As I sunk into the chair, I whispered to Jamie to get me a drink and cheese/crackers for fear my mini-skirt would ride up if I got up. Honor slithered next to me, so thin she could share the seat, taking my hands in her translucent hands with bulging purple veins (reminder: put on hand cream twice a day.) In a polite whisper instructed me that women get their men drinks and if need be, their food, not the other way around. It was like a page torn out of Courtesan 101. I wanted to say for gods sake, I was from Surrey, not plucked from selling flowers in Covent Garden, but stopped short. In Surrey the men got women drinks, this just was another world to me.
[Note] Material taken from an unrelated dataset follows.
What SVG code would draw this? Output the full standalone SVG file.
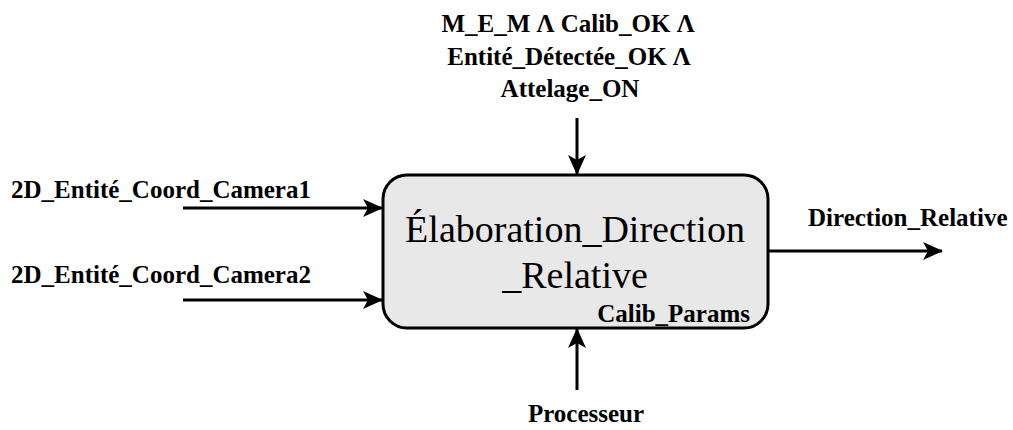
<svg xmlns="http://www.w3.org/2000/svg" width="1013" height="430" viewBox="0 0 1013 430">
<style>
text{font-family:"Liberation Serif","Times New Roman",serif;fill:#000}
.lbl{font-weight:bold;font-size:25px}
.main{font-size:38px}
.conn{stroke:#000;stroke-width:3;fill:none}
</style>
<defs>
<marker id="arr" markerWidth="20" markerHeight="18" viewBox="0 0 20 18" refX="19" refY="9" orient="auto" markerUnits="userSpaceOnUse">
<path d="M0,0 L20,9 L0,18 L5,9 Z" fill="#000"/>
</marker>
</defs>
<rect width="1013" height="430" fill="#fff"/>
<g id="connectors">
<line class="conn" x1="183" y1="208" x2="382" y2="208" marker-end="url(#arr)"/>
<line class="conn" x1="183" y1="300" x2="382" y2="300" marker-end="url(#arr)"/>
<line class="conn" x1="577" y1="118" x2="577" y2="174" marker-end="url(#arr)"/>
<line class="conn" x1="577" y1="390" x2="577" y2="329" marker-end="url(#arr)"/>
<line class="conn" x1="768" y1="251" x2="942" y2="251" marker-end="url(#arr)"/>
</g>
<g id="node-main">
<rect x="383" y="175" width="385" height="153" rx="24" ry="24" fill="#e8e8e8" stroke="#000" stroke-width="3"/>
<text class="main" x="575" y="242" text-anchor="middle">Élaboration_Direction</text>
<text class="main" x="575" y="288" text-anchor="middle">_Relative</text>
<text class="lbl" x="750" y="322" text-anchor="end">Calib_Params</text>
</g>
<g id="label-control">
<text class="lbl" x="568" y="32" text-anchor="middle">M_E_M Λ Calib_OK Λ</text>
<text class="lbl" x="569" y="65" text-anchor="middle">Entité_Détectée_OK Λ</text>
<text class="lbl" x="570" y="97" text-anchor="middle">Attelage_ON</text>
</g>
<g id="label-in1"><text class="lbl" x="11" y="198">2D_Entité_Coord_Camera1</text></g>
<g id="label-in2"><text class="lbl" x="11" y="283">2D_Entité_Coord_Camera2</text></g>
<g id="label-out"><text class="lbl" x="808" y="226">Direction_Relative</text></g>
<g id="label-mech"><text class="lbl" x="586" y="422" text-anchor="middle">Processeur</text></g>
</svg>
Luckily Jamie wanted to escape that world, and who he grew up to be was an enigma to his parents. He had no interest in hunting, polo, yachting or someday moving into their house. Simply put, they were SW people, and we were NW people and never the twain shall meet. My life was never about “maintaining” but more about how to carve out who I was when all anyone cared about was talking to my husband. Thus, the wine throwing incident which landed up on the cover of The Sun.
When my husband died, I felt horribly insecure since in most people’s minds I’m sure, he was the only thing interesting thing about me. At Oxford, my game plan was by forty I’d change the world, then marry. I’d done it all reverse. I was also starting to become invisible. Slowly fading away like women my age did. Men didn’t do a double take anymore, nor women give me the once over glance. I had no discernible talent and now was carving out who I was standing alone.
I’m off for Christmas Eve dinner at the Connaught with the General. Maybe he’ll smack some sense into me.